#### REQUIREMENT:
Return the count of lines that hold the string "chart", with no other words.

══ EXTRACTED RECORDS ══

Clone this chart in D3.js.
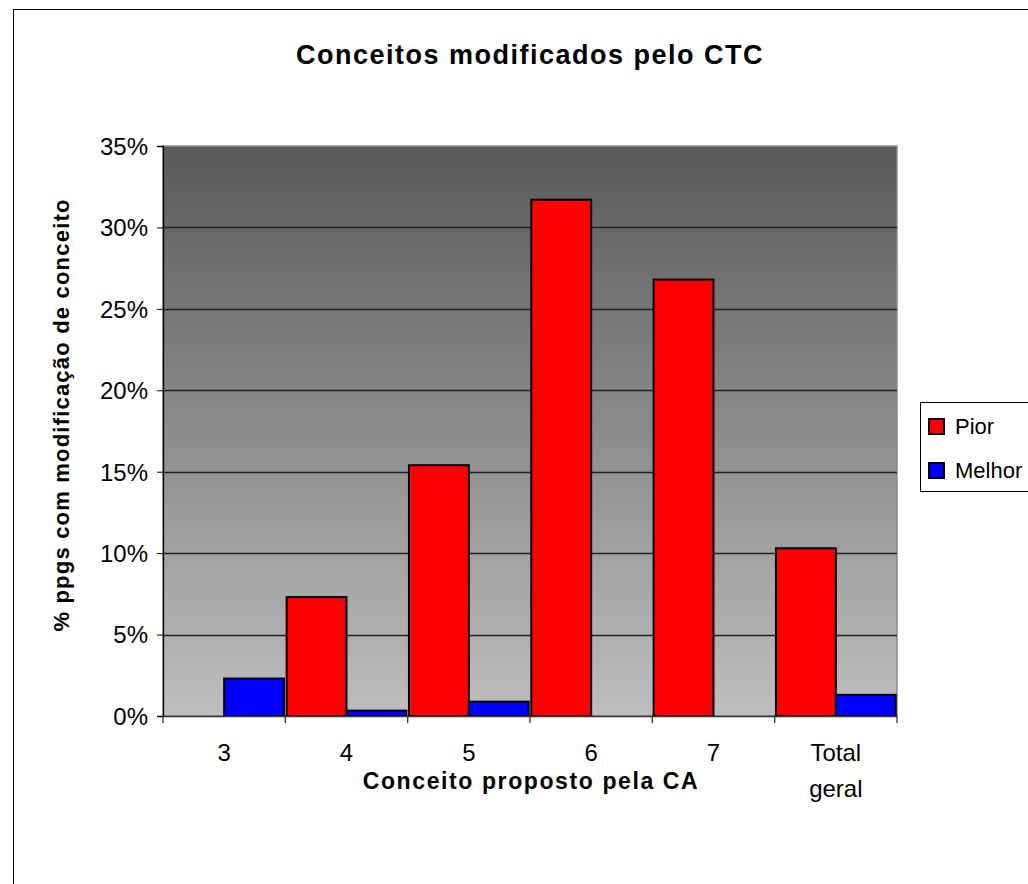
<!DOCTYPE html>
<html>
<head>
<meta charset="utf-8">
<script src="https://cdn.jsdelivr.net/npm/d3@7"></script>
<style>
  body { margin: 0; background: #fff; }
  text { font-family: "Liberation Sans", Arial, sans-serif; fill: #000; }
</style>
</head>
<body>
<svg id="chart" width="1028" height="884"></svg>
<script>
// data
var categories = ["3", "4", "5", "6", "7", "Total geral"];
var seriesNames = ["Pior", "Melhor"];
var seriesColors = ["#ff0000", "#0000ff"];
var pior = [0, 0.073, 0.154, 0.317, 0.268, 0.103];
var melhor = [0.023, 0.0033, 0.0088, 0, 0, 0.013];
var yTicks = [0, 0.05, 0.10, 0.15, 0.20, 0.25, 0.30, 0.35];

var svg = d3.select("#chart");

var plotLeft = 163, plotRight = 897, plotTop = 146, plotBottom = 716;

// outer chart frame (runs off the right/bottom edge like the original)
svg.append("rect")
  .attr("x", 13.5).attr("y", 9.5)
  .attr("width", 1100).attr("height", 1000)
  .attr("fill", "#fff").attr("stroke", "#000").attr("stroke-width", 1);

var x0 = d3.scaleBand().domain(categories).range([plotLeft, plotRight]);
var x1 = d3.scaleBand().domain(seriesNames).range([1.3, x0.bandwidth() - 1.3]);
var y = d3.scaleLinear().domain([0, 0.35]).range([plotBottom, plotTop]);

// plot background gradient
var defs = svg.append("defs");
var grad = defs.append("linearGradient").attr("id", "bg")
  .attr("x1", 0).attr("y1", 0).attr("x2", 0).attr("y2", 1);
grad.append("stop").attr("offset", "0%").attr("stop-color", "#5a5a5a");
grad.append("stop").attr("offset", "100%").attr("stop-color", "#bebebe");

svg.append("rect")
  .attr("x", plotLeft).attr("y", plotTop)
  .attr("width", plotRight - plotLeft).attr("height", plotBottom - plotTop)
  .attr("fill", "url(#bg)")
  .attr("stroke", "#8a8a8a").attr("stroke-width", 1.5);

// gridlines
svg.append("g").selectAll("line")
  .data(yTicks.slice(1, -1)).enter()
  .append("line")
  .attr("x1", plotLeft).attr("x2", plotRight)
  .attr("y1", function(d) { return Math.round(y(d)) + 0.5; })
  .attr("y2", function(d) { return Math.round(y(d)) + 0.5; })
  .attr("stroke", "#222").attr("stroke-width", 1.3);

// bars
var rows = categories.map(function(c, i) { return { cat: c, values: [pior[i], melhor[i]] }; });

var groups = svg.append("g").selectAll("g")
  .data(rows).enter()
  .append("g")
  .attr("transform", function(d) { return "translate(" + x0(d.cat) + ",0)"; });

groups.selectAll("rect")
  .data(function(d) {
    return d.values
      .map(function(v, j) { return { name: seriesNames[j], v: v, j: j }; })
      .filter(function(b) { return b.v > 0; });
  })
  .enter()
  .append("rect")
  .attr("x", function(d) { return x1(d.name); })
  .attr("width", x1.bandwidth())
  .attr("y", function(d) { return y(d.v); })
  .attr("height", function(d) { return plotBottom - y(d.v); })
  .attr("fill", function(d) { return seriesColors[d.j]; })
  .attr("stroke", "#000").attr("stroke-width", 2);

// y axis
var yAxis = d3.axisLeft(y).tickValues(yTicks)
  .tickFormat(function(d) { return Math.round(d * 100) + "%"; })
  .tickSize(6).tickPadding(9);
var gy = svg.append("g").attr("transform", "translate(" + plotLeft + ",0)").call(yAxis);
gy.select(".domain").attr("stroke", "#000").attr("stroke-width", 1.3);
gy.selectAll(".tick line").attr("stroke", "#000");
gy.selectAll("text").style("font-size", "24px").attr("dy", "0.35em");

// x axis (ticks at category boundaries)
var gx = svg.append("g").attr("transform", "translate(0," + plotBottom + ")");
gx.append("line").attr("x1", plotLeft).attr("x2", plotRight).attr("y1", 0.5).attr("y2", 0.5)
  .attr("stroke", "#333").attr("stroke-width", 1.3);
gx.selectAll(".bt")
  .data(categories.concat([null])).enter()
  .append("line")
  .attr("x1", function(d, i) { return plotLeft + i * x0.step(); })
  .attr("x2", function(d, i) { return plotLeft + i * x0.step(); })
  .attr("y1", 0).attr("y2", 7)
  .attr("stroke", "#333").attr("stroke-width", 1.3);
gx.selectAll(".lbl")
  .data(categories).enter()
  .append("text")
  .attr("text-anchor", "middle")
  .style("font-size", "24px")
  .attr("x", function(d) { return x0(d) + x0.bandwidth() / 2; })
  .attr("y", 45)
  .each(function(d) {
    var words = d.split(" ");
    var t = d3.select(this);
    words.forEach(function(w, k) {
      t.append("tspan").attr("x", x0(d) + x0.bandwidth() / 2).attr("dy", k === 0 ? 0 : 36).text(w);
    });
  });

// titles
svg.append("text")
  .attr("x", 530).attr("y", 64)
  .attr("text-anchor", "middle")
  .style("font-size", "27px").style("font-weight", "bold").style("letter-spacing", "1.5px")
  .text("Conceitos modificados pelo CTC");

svg.append("text")
  .attr("x", 531).attr("y", 789)
  .attr("text-anchor", "middle")
  .style("font-size", "23px").style("font-weight", "bold").style("letter-spacing", "1.6px")
  .text("Conceito proposto pela CA");

svg.append("text")
  .attr("transform", "translate(69,415) rotate(-90)")
  .attr("text-anchor", "middle")
  .style("font-size", "22px").style("font-weight", "bold").style("letter-spacing", "1.2px")
  .text("% ppgs com modificação de conceito");

// legend
var lg = svg.append("g");
lg.append("rect")
  .attr("x", 920.5).attr("y", 402.5).attr("width", 200).attr("height", 89)
  .attr("fill", "#fff").attr("stroke", "#000").attr("stroke-width", 1);
var li = lg.selectAll(".li").data(seriesNames).enter().append("g")
  .attr("transform", function(d, i) { return "translate(929," + (419 + i * 44) + ")"; });
li.append("rect").attr("width", 15).attr("height", 15)
  .attr("fill", function(d, i) { return seriesColors[i]; })
  .attr("stroke", "#000").attr("stroke-width", 2);
li.append("text").attr("x", 26).attr("y", 15)
  .style("font-size", "22px").text(function(d) { return d; });
</script>
</body>
</html>
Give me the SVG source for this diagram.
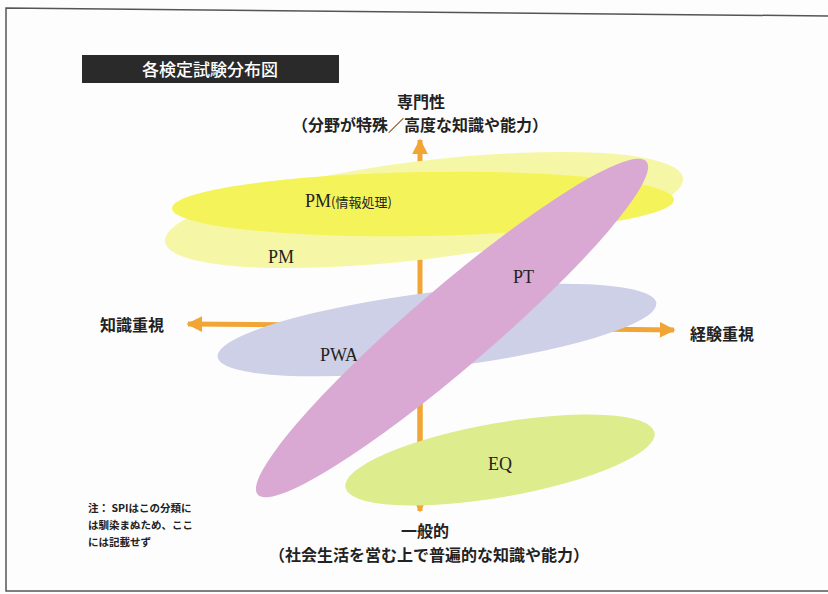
<svg xmlns="http://www.w3.org/2000/svg" width="828" height="594" viewBox="0 0 828 594">
<style>
.jp{font-family:"Noto Sans CJK JP","Noto Sans",sans-serif;font-weight:bold;fill:#222}
.ax{font-size:16px}
.lbl{font-family:"Liberation Serif",serif;font-size:18px;fill:#222}
.axis{stroke:#F0A535;stroke-width:5;fill:none}
</style>
<defs>
<marker id="ah" viewBox="0 0 10 10" refX="9" refY="5" markerWidth="3.2" markerHeight="3.2" orient="auto" markerUnits="strokeWidth">
<path d="M0,0 L10,5 L0,10 z" fill="#F0A535"/>
</marker>
</defs>
<rect width="828" height="594" fill="#fdfdfd"/>
<g id="frame" fill="none" stroke="#555" stroke-width="1.5">
<path d="M828,16 L6,8 L6,591 L828,591"/>
</g>
<g id="title">
<rect x="82" y="55" width="257" height="28" fill="#2a2a2a"/>
<text x="210" y="76" text-anchor="middle" class="jp" style="fill:#fff;font-size:17px;font-weight:500">各検定試験分布図</text>
</g>
<g id="connectors">
<line class="axis" x1="420" y1="500" x2="420" y2="140" marker-end="url(#ah)"/>
<line class="axis" x1="420" y1="300" x2="420" y2="511" marker-end="url(#ah)"/>
<line class="axis" x1="420" y1="326" x2="188" y2="324" marker-end="url(#ah)"/>
<line class="axis" x1="420" y1="327" x2="674" y2="330" marker-end="url(#ah)"/>
</g>
<g id="pm">
<ellipse cx="424" cy="210" rx="261" ry="49" transform="rotate(-7 424 210)" fill="#F6F7A6"/>
<text x="268" y="263" class="lbl">PM</text>
</g>
<g id="pm-joho">
<ellipse cx="423" cy="204" rx="251" ry="32" transform="rotate(-1 423 204)" fill="#F4F35A"/>
<text x="305" y="207" class="lbl">PM<tspan style="font-family:'Noto Sans CJK JP',sans-serif;font-size:13px">(情報処理)</tspan></text>
</g>
<g id="pwa">
<ellipse cx="437" cy="330" rx="221" ry="38" transform="rotate(-7 437 330)" fill="#CDD0E6"/>
<text x="320" y="361" class="lbl">PWA</text>
</g>
<g id="pt">
<ellipse cx="452" cy="328" rx="256" ry="40" transform="rotate(-40.6 452 328)" fill="#D9A9D3"/>
<text x="513" y="283" class="lbl">PT</text>
</g>
<g id="eq">
<ellipse cx="500" cy="460" rx="157" ry="37" transform="rotate(-10 500 460)" fill="#DDEC8C"/>
<text x="488" y="470" class="lbl">EQ</text>
</g>
<g id="labels">
<text x="421" y="108" text-anchor="middle" class="jp ax">専門性</text>
<text x="420" y="131" text-anchor="middle" class="jp ax">（分野が特殊／高度な知識や能力）</text>
<text x="100" y="331" class="jp ax">知識重視</text>
<text x="690" y="340" class="jp ax">経験重視</text>
<text x="425" y="537" text-anchor="middle" class="jp ax">一般的</text>
<text x="429" y="561" text-anchor="middle" class="jp ax">（社会生活を営む上で普遍的な知識や能力）</text>
<g class="jp" style="font-size:10.5px">
<text x="88" y="512">注： SPIはこの分類に</text>
<text x="88" y="529">は馴染まぬため、ここ</text>
<text x="88" y="546">には記載せず</text>
</g>
</g>
</svg>
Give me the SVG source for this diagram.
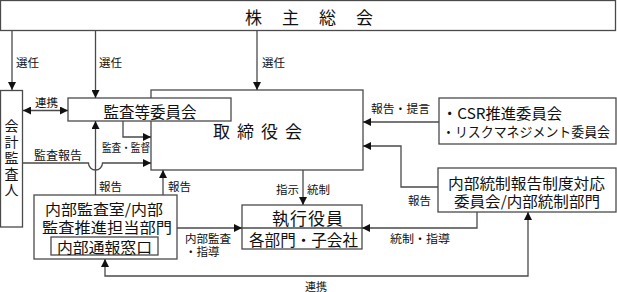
<svg xmlns="http://www.w3.org/2000/svg" width="617" height="292" viewBox="0 0 617 292">
<defs>
<style>
text{font-family:"Noto Sans CJK JP","Noto Sans CJK SC",sans-serif;fill:#111;dominant-baseline:central}
.box{fill:#fff;stroke:#4a4a4a;stroke-width:1.3}
.ln{fill:none;stroke:#4a4a4a;stroke-width:1.3}
.lb{font-size:11.5px}
.bx{font-size:15px}
.vt{font-size:14px;writing-mode:vertical-rl;letter-spacing:2px}
</style>
<marker id="ah" viewBox="0 0 8 8" refX="8" refY="4" markerWidth="8" markerHeight="8" markerUnits="userSpaceOnUse" orient="auto-start-reverse">
<path d="M0,0 L8,4 L0,8 z" fill="#111"/>
</marker>
</defs>
<rect width="617" height="292" fill="#fff"/>

<g id="shareholders">
<rect class="box" x="0.5" y="0.5" width="615" height="30"/>
<text x="245" y="16" font-size="17" letter-spacing="20">株主総会</text>
</g>

<g id="board">
<rect class="box" x="151" y="90" width="212" height="80"/>
<text x="213" y="130.5" font-size="17" letter-spacing="7">取締役会</text>
</g>

<g id="audit-committee">
<rect class="box" x="68" y="98" width="163" height="23"/>
<text x="150" y="110.5" font-size="15.5" text-anchor="middle">監査等委員会</text>
</g>

<g id="accounting-auditor">
<rect class="box" x="0.5" y="90.5" width="22" height="136.5"/>
<text class="vt" x="11.5" y="119">会計監査人</text>
</g>

<g id="internal-audit">
<rect class="box" x="34" y="195" width="143" height="64"/>
<text class="bx"><tspan x="45" y="208" textLength="118" lengthAdjust="spacingAndGlyphs">内部監査室/内部</tspan><tspan x="42" y="226" textLength="130" lengthAdjust="spacingAndGlyphs">監査推進担当部門</tspan></text>
<rect class="box" x="51" y="237" width="107" height="18"/>
<text class="bx" x="57" y="246" textLength="95" lengthAdjust="spacingAndGlyphs">内部通報窓口</text>
</g>

<g id="executives">
<rect class="box" x="242" y="205" width="120" height="44"/>
<line class="ln" x1="242" y1="228" x2="362" y2="228"/>
<text x="272" y="217" font-size="17" letter-spacing="1">執行役員</text>
<text x="249" y="239" font-size="15.5" textLength="109" lengthAdjust="spacingAndGlyphs">各部門・子会社</text>
</g>

<g id="csr">
<rect class="box" x="439" y="98" width="177" height="46"/>
<text class="bx" x="442" y="112" textLength="120" lengthAdjust="spacingAndGlyphs">・CSR推進委員会</text>
<text x="442" y="131" font-size="13.5" textLength="168" lengthAdjust="spacingAndGlyphs">・リスクマネジメント委員会</text>
</g>

<g id="internal-control">
<rect class="box" x="438" y="168" width="178" height="44"/>
<text class="bx"><tspan x="448" y="182" textLength="157" lengthAdjust="spacingAndGlyphs">内部統制報告制度対応</tspan><tspan x="454" y="200" textLength="146" lengthAdjust="spacingAndGlyphs">委員会/内部統制部門</tspan></text>
</g>

<g id="connectors">
<path class="ln" d="M12,30.5 V90" marker-end="url(#ah)"/>
<path class="ln" d="M95.5,30.5 V98" marker-end="url(#ah)"/>
<path class="ln" d="M257,30.5 V90" marker-end="url(#ah)"/>
<path class="ln" d="M23,110.5 H68" marker-start="url(#ah)" marker-end="url(#ah)"/>
<path class="ln" d="M123,121 V137 H151" marker-end="url(#ah)"/>
<path class="ln" d="M23,163 H88.5 A7,7 0 0 0 102.5,163 H151" marker-end="url(#ah)"/>
<path class="ln" d="M95.5,195 V121" marker-end="url(#ah)"/>
<path class="ln" d="M163,195 V170" marker-end="url(#ah)"/>
<path class="ln" d="M303,170 V205" marker-end="url(#ah)"/>
<path class="ln" d="M177,228 H242" marker-end="url(#ah)"/>
<path class="ln" d="M439,122 H363" marker-end="url(#ah)"/>
<path class="ln" d="M438,187 H401 V146 H363" marker-end="url(#ah)"/>
<path class="ln" d="M477,212 V228 H362" marker-end="url(#ah)"/>
<path class="ln" d="M105,259 V276 H528 V212" marker-start="url(#ah)" marker-end="url(#ah)"/>
<text class="lb" x="16" y="62">選任</text>
<text class="lb" x="99" y="62">選任</text>
<text class="lb" x="262" y="62">選任</text>
<text class="lb" x="35" y="101.5">連携</text>
<text x="34" y="154" font-size="12">監査報告</text>
<text x="102" y="147" font-size="11" textLength="48" lengthAdjust="spacingAndGlyphs">監査・監督</text>
<text class="lb" x="99" y="186">報告</text>
<text class="lb" x="168" y="186">報告</text>
<text class="lb" x="276" y="189">指示</text>
<text class="lb" x="307" y="189">統制</text>
<text class="lb"><tspan x="185" y="238">内部監査</tspan><tspan x="185" y="251">・指導</tspan></text>
<text class="lb" x="371" y="108" textLength="59" lengthAdjust="spacingAndGlyphs">報告・提言</text>
<text class="lb" x="408" y="200">報告</text>
<text class="lb" x="390" y="238" textLength="60" lengthAdjust="spacingAndGlyphs">統制・指導</text>
<text x="305" y="285.5" font-size="11">連携</text>
</g>
</svg>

═══

#### EXERCISE RESPONSE:
4